Moim marzeniem jest:

Laptop z internetem

Joasia, 12 lat

Kategoria: dostać

Oddział: Olsztyn

Status marzenia: spełnione

Marzenie zostało spełnione dzięki pomocy

  • Koncert Jak Marzenie

pierwsze spotkanie

2008-09-25

Dnia 25 września odwiedziłyśmy kolejną marzycielkę, pacjentkę Wojewódzkiego Szpitala Dziecięcego w Olsztynie. Joasia jest pogodną i uśmiechniętą dwunastolatką,początkowo była troszeczkę onieśmielona naszą obecnością jednakże szybko się rozkręciła.


Jak każda młoda dama interesuje się modą, lubi grać w tenisa stołowego.


Młodą i utalentowana tenisistka Asia zajmowała wysokie lokaty w turniejach.


Bez większego problemu wyjawiła Nam swoje najskrytsze i najważniejsze marzenie. Tak jak większość dzieci chciałaby mieć laptopa z internetem, aby umilił jej długi pobyt w szpitalu.


Asia chętnie pozowała do zdjęć wraz ze swoim "lodołamaczem" - encyklopedią zwierząt. Rozmowa z Joasią i jej mamą przebiegała w bardzo miłej atmosferze.

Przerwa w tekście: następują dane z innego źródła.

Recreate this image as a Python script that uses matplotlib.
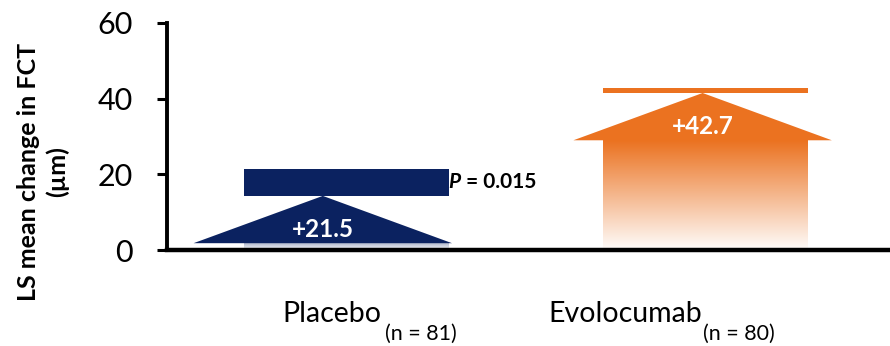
import numpy as np
import matplotlib
matplotlib.use("Agg")
import matplotlib.pyplot as plt
from matplotlib.colors import LinearSegmentedColormap
from matplotlib.patches import Polygon, Rectangle

plt.rcParams["font.family"] = ["Lato", "DejaVu Sans"]

groups = ["Placebo", "Evolocumab"]
n_labels = ["(n = 81)", "(n = 80)"]
changes = [21.5, 42.7]
value_labels = ["+21.5", "+42.7"]
p_label = "0.015"
yticks = [0, 20, 40, 60]

NAVY = "#0B2260"
ORANGE = "#EB7220"
colors = [NAVY, ORANGE]

# arrow geometry (data units)
bar_w = 0.571
head_w = 0.72
head_h = 12.5
cap_depth = [7.2, 1.2]
head_shift = [-0.066, -0.008]
body_top_tint = [0.32, 1.0]       # how strong the colour is at the top of the faded body
name_x = [-0.18, 0.561]
n_x = [0.108, 0.993]

fig = plt.figure(figsize=(8.9, 3.46), dpi=100)
ax = fig.add_axes([167 / 890, 1 - 250 / 346, 1 - 167 / 890, 227 / 346])

for i, (v, c) in enumerate(zip(changes, colors)):
    x0 = i - bar_w / 2
    cap_bot = v - cap_depth[i]
    base = cap_bot - head_h
    # faded body
    cmap = LinearSegmentedColormap.from_list("fade", ["white", c])
    grad = np.linspace(body_top_tint[i], 0.02, 200).reshape(-1, 1)
    ax.imshow(grad, cmap=cmap, vmin=0, vmax=1, extent=[x0, x0 + bar_w, 0, base],
              aspect="auto", origin="upper", zorder=1, interpolation="bilinear")
    # arrow head
    hx = i + head_shift[i]
    ax.add_patch(Polygon([[hx - head_w / 2, base], [hx + head_w / 2, base], [hx, cap_bot]],
                         closed=True, facecolor=c, edgecolor="none", zorder=2))
    # cap strip up to the value
    ax.add_patch(Rectangle((x0, cap_bot), bar_w, v - cap_bot, facecolor=c,
                           edgecolor="none", zorder=2))
    ax.text(hx, base + head_h * 0.3, value_labels[i], color="white", fontsize=17.5,
            fontweight="bold", ha="center", va="center", zorder=3)

# group labels, sample size set lower to the right
trans = ax.get_xaxis_transform()
for i, g in enumerate(groups):
    ax.text(name_x[i], -0.317, g, transform=trans, fontsize=20.5,
            ha="left", va="baseline", clip_on=False)
    ax.text(n_x[i], -0.397, n_labels[i], transform=trans, fontsize=15.5,
            ha="left", va="baseline", clip_on=False)

# significance text
pt = ax.text(0.284, 18.0, "P", fontsize=15, fontweight="bold", fontstyle="italic",
             ha="left", va="center")
ax.annotate(" = " + p_label, xy=(1, 0), xycoords=pt, fontsize=15, fontweight="bold",
            ha="left", va="bottom")

ax.set_xlim(-0.5, 1.514)
ax.set_ylim(0, 60)
ax.set_yticks(yticks)
ax.set_xticks([])
ax.tick_params(axis="y", labelsize=22, length=7.5, width=2.2, pad=17)
for s in ["top", "right"]:
    ax.spines[s].set_visible(False)
ax.spines["left"].set_linewidth(2.8)
ax.spines["bottom"].set_linewidth(3.2)
ax.spines["left"].set_bounds(0, 60)

fig.text(43 / 890, 1 - 172 / 346, "LS mean change in FCT\n(µm)", rotation=90,
         fontsize=18, fontweight="bold", ha="center", va="center", linespacing=1.3)

fig.savefig("out.png", dpi=100)
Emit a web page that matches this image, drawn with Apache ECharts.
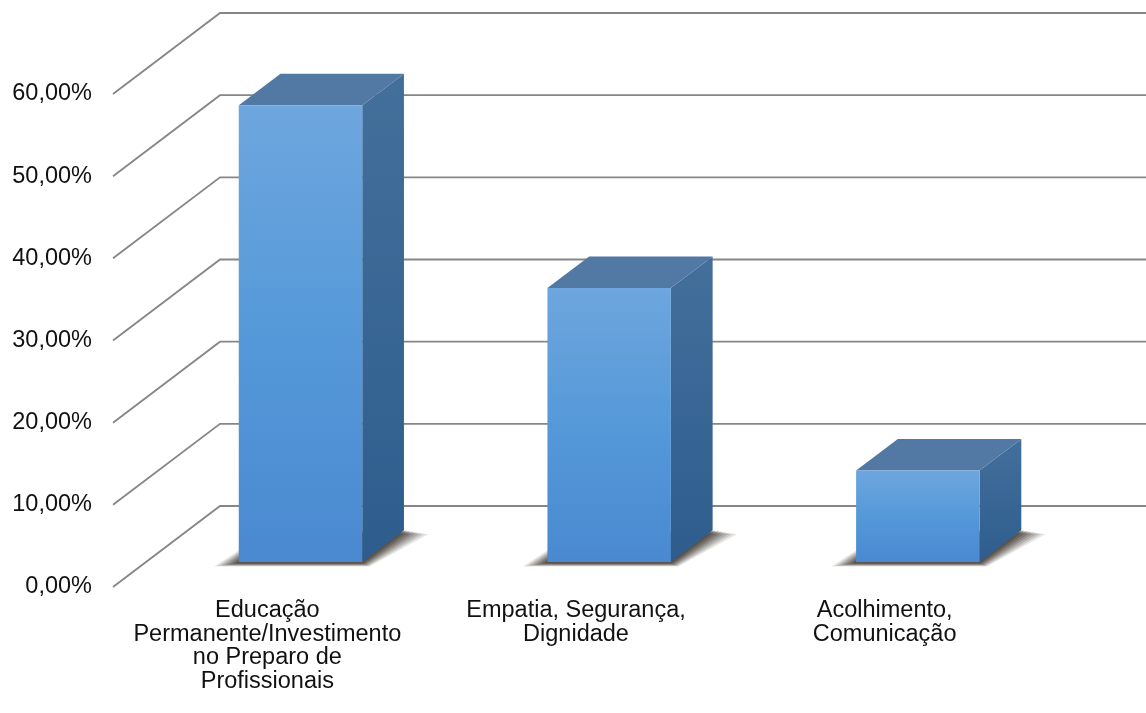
<!DOCTYPE html>
<html>
<head>
<meta charset="utf-8">
<script src="https://cdn.jsdelivr.net/npm/echarts@6/dist/echarts.min.js"></script>
<style>
html,body{margin:0;padding:0;background:#fff;}
#main{width:1146px;height:713px;}
</style>
</head>
<body>
<div id="main"></div>
<script>
const categories = [
  'Educação\nPermanente/Investimento\nno Preparo de\nProfissionais',
  'Empatia, Segurança,\nDignidade',
  'Acolhimento,\nComunicação'
];
const values = [55.56, 33.33, 11.11];
const yTicks = [0, 10, 20, 30, 40, 50, 60];
const yTickLabels = ['0,00%', '10,00%', '20,00%', '30,00%', '40,00%', '50,00%', '60,00%'];

// perspective depth offset of the whole plot box (front plane -> back wall)
const DX = 107, DY = -81;
const F0 = 0.31, F1 = 0.70;

const chart = echarts.init(document.getElementById('main'), null, {renderer: 'canvas'});
const font = '"Liberation Sans", Arial, sans-serif';

const option = {
  backgroundColor: '#ffffff',
  animation: false,
  grid: {left: 113, right: 107, top: 94, bottom: 126, containLabel: false},
  xAxis: {
    type: 'category',
    data: categories,
    boundaryGap: true,
    axisLine: {show: false},
    axisTick: {show: false},
    splitLine: {show: false},
    axisLabel: {
      interval: 0, margin: 12, fontSize: 23.5, lineHeight: 23.5,
      fontFamily: font, color: '#111', align: 'center'
    }
  },
  yAxis: {
    type: 'value',
    min: 0, max: 60, interval: 10,
    axisLine: {show: false},
    axisTick: {show: false},
    splitLine: {show: false},
    axisLabel: {
      margin: 21, fontSize: 23.5, fontFamily: font, color: '#111',
      formatter: function (v) {
        const i = yTicks.indexOf(v);
        return i >= 0 ? yTickLabels[i] : '';
      }
    }
  },
  series: [
    {
      type: 'custom',
      name: 'grid',
      z: 1,
      silent: true,
      clip: false,
      data: yTicks.map(t => [0, t]),
      encode: {x: 0, y: 1},
      renderItem: function (params, api) {
        const cs = params.coordSys;
        const p = api.coord([0, api.value(1)]);
        const y = p[1];
        const x0 = cs.x;
        return {
          type: 'polyline',
          shape: {points: [[x0, y], [x0 + DX, y + DY], [x0 + cs.width + DX, y + DY]]},
          style: {stroke: '#868686', lineWidth: 1.8, fill: null}
        };
      }
    },
    {
      type: 'custom',
      name: 'bars',
      z: 2,
      clip: false,
      data: values.map((v, i) => [i, v]),
      encode: {x: 0, y: 1},
      renderItem: function (params, api) {
        const idx = api.value(0), v = api.value(1);
        const p0 = api.coord([idx, 0]);
        const p1 = api.coord([idx, v]);
        const bw = api.size([1, 0])[0] * 0.4;
        const fx = p0[0] - bw / 2 + F0 * DX;
        const fyB = p0[1] + F0 * DY;
        const fyT = p1[1] + F0 * DY;
        const ddx = (F1 - F0) * DX, ddy = (F1 - F0) * DY;
        const children = [];
        // soft floor shadow: stacked, expanding footprints
        for (let k = 6; k >= 0; k--) {
          const e = 3 + k * 3.6;
          children.push({
            type: 'polygon',
            shape: {points: [
              [fx - e, fyB + 1 + e * 0.15],
              [fx + bw + e * 0.3, fyB + 1 + e * 0.15],
              [fx + bw + ddx + e, fyB + ddy + e * 0.15],
              [fx + ddx - e * 0.6, fyB + ddy + e * 0.1]
            ]},
            style: {fill: 'rgba(45,38,30,' + (0.12 + (6 - k) * 0.025) + ')'}
          });
        }
        children.push(
          {
            type: 'polygon',
            shape: {points: [[fx + bw, fyT], [fx + bw + ddx, fyT + ddy], [fx + bw + ddx, fyB + ddy], [fx + bw, fyB]]},
            style: {
              fill: {type: 'linear', x: 0, y: 0, x2: 0, y2: 1, colorStops: [
                {offset: 0, color: '#436f9b'}, {offset: 1, color: '#2e5d8d'}
              ]}
            }
          },
          {
            type: 'polygon',
            shape: {points: [[fx, fyT], [fx + ddx, fyT + ddy], [fx + bw + ddx, fyT + ddy], [fx + bw, fyT]]},
            style: {fill: '#5278a4'}
          },
          {
            type: 'rect',
            shape: {x: fx, y: fyT, width: bw, height: fyB - fyT},
            style: {
              fill: {type: 'linear', x: 0, y: 0, x2: 0, y2: 1, colorStops: [
                {offset: 0, color: '#6ea6de'}, {offset: 0.5, color: '#5599d9'}, {offset: 1, color: '#4a89d0'}
              ]}
            }
          }
        );
        return {type: 'group', children: children};
      }
    }
  ]
};
chart.setOption(option);
</script>
</body>
</html>
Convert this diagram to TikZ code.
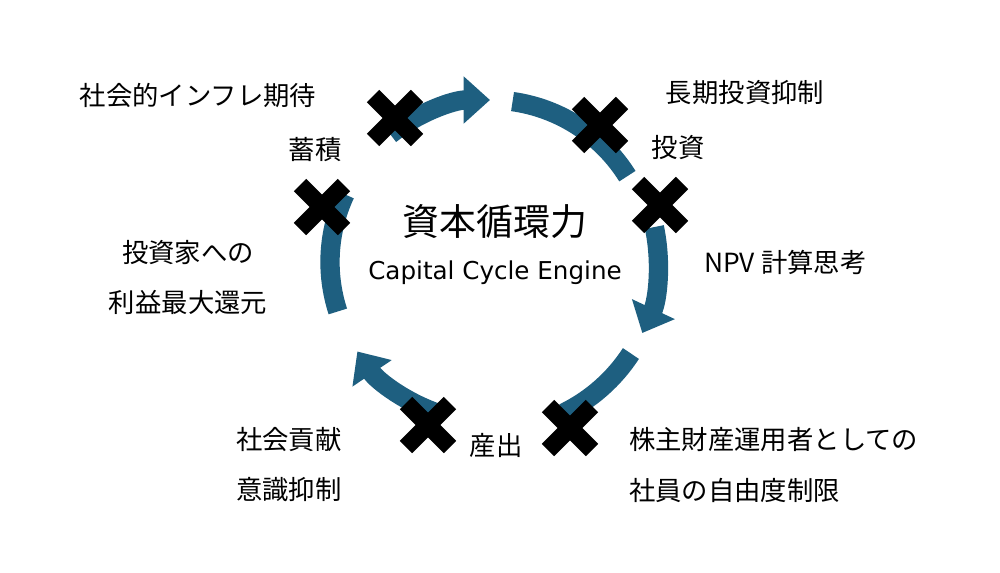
\documentclass[tikz,border=0pt]{standalone}
\usepackage{fontspec}
\newfontfamily\jp{Noto Sans CJK JP}
\newfontfamily\lat{DejaVu Sans}
\usetikzlibrary{arrows.meta}
\definecolor{cycleblue}{HTML}{1E5F80}
\tikzset{
  lbl/.style={font=\jp\fontsize{15}{17}\selectfont},
  cyc/.style={cycleblue, line width=11pt},
  cychead/.style={cyc, -{Triangle[width=26pt,length=15pt]}},
  cross/.style={line width=10pt, black},
}
\begin{document}
\begin{tikzpicture}[x=0.02cm,y=-0.02cm]
\useasboundingbox (0,0) rectangle (1000,572);
\coordinate (C) at (490,262);

% cycle arrows (angles negated: y runs downward)
\draw[cychead] ([shift={(-128:162)}]C) arc[start angle=-128, end angle=-90, radius=162];
\draw[cyc] ([shift={(-82:162)}]C) arc[start angle=-82, end angle=-32, radius=162];
\draw[cychead] ([shift={(-12:168)}]C) arc[start angle=-12, end angle=25, radius=168];
\draw[cyc] ([shift={(33:168)}]C) arc[start angle=33, end angle=64, radius=168];
\draw[cychead] ([shift={(108:160)}]C) arc[start angle=108, end angle=146, radius=160];
\draw[cyc] ([shift={(162:160)}]C) arc[start angle=162, end angle=205, radius=160];

% crosses
\foreach \name/\px/\py in {xa/395/118, xb/600/125, xc/660/205, xd/322/207, xe/428/425, xf/570/428} {
  \coordinate (\name) at (\px,\py);
  \draw[cross] ([shift={(-22,-22)}]\name) -- ([shift={(22,22)}]\name);
  \draw[cross] ([shift={(-22,22)}]\name) -- ([shift={(22,-22)}]\name);
}

% centre
\node[font=\jp\fontsize{21}{24}\selectfont] (title) at (495,222) {資本循環力};
\node[font=\lat\fontsize{14}{16}\selectfont] (sub) at (495,273) {Capital Cycle Engine};

% labels
\node[lbl] (inflation) at (198,95) {社会的インフレ期待};
\node[lbl] (accum) at (315,150) {蓄積};
\node[lbl] (longterm) at (745,93) {長期投資抑制};
\node[lbl] (invest) at (678,148) {投資};
\node[lbl, anchor=west] (npv) at (698,262) {NPV 計算思考};
\node[lbl] (investor) at (188,253) {投資家への};
\node[lbl] (profit) at (188,302) {利益最大還元};
\node[lbl, anchor=west] (social) at (230,440) {社会貢献};
\node[lbl, anchor=west] (aware) at (230,490) {意識抑制};
\node[lbl] (output) at (496,445) {産出};
\node[lbl, anchor=west] (holder) at (623,440) {株主財産運用者としての};
\node[lbl, anchor=west] (staff) at (623,490) {社員の自由度制限};
\end{tikzpicture}
\end{document}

Jednak wszystko co dobre szybko się kończy. Dlatego po bardzo interesującej rozmowie trzeba było się pożegnać. Teraz jedynie pozostaje spełnić jak najszybciej marzenie, aby Asie mogła kontaktować się ze swoimi przyjaciółmi i pogłębiać swoją wiedzę za pomocą internetu.

inne

2008-11-13

W czwartkowy poranek wybrałyśmy się do Warszawy aby spełnić Marzenie Joasi, która przebywa w szpitalu Dziecięcym. Po przybyciu okazało się, że ze względu na temperaturę Joasia została przeniesiona do izolatki więc może odwiedzić ją tylko jedna osoba. Zostałam wytypowana do tej misji specjalnej. Przed wejściem na salę musiałam przebrać się w fartuch ochronny aby nie wnieść bakterii. Asia przywitała mnie pięknym uśmiechem. Gdy wręczyłam jej prezent, Joasia była tak onieśmielona, że nie bardzo wiedziała co powiedzieć. Ale z radością spoglądała na nowy sprzęt. Mama zdradziła nam, że Asia była strasznie przejęta naszą wizytą, nie spała od świtu i bardzo mocno biło jej serduszko. Potem odbyła się krótka lekcja obsługi komputera i korzystania z internetu i już po chwili Asia świetnie radziła sobie sama. Zrobiłyśmy kilka pamiątkowych zdjęć i musiałam powoli ewakuować się, żeby nie przemęczać naszej Marzycielki. Niesamowitą rzeczą, którą najbardziej zapamiętałam podczas wizyty to cudowny, szczery uśmiech i słowo "dziękuję" wypowiedziane kilka razy. Dzięki takim osobom jak Asia odnajdujemy sens w tym co robimy. Z całą pewnością Asia przeczyta tą relację, więc korzystając z okazji, chciałabym ją serdecznie pozdrowić i życzyć zdrowia oraz radości z nowego sprzętu.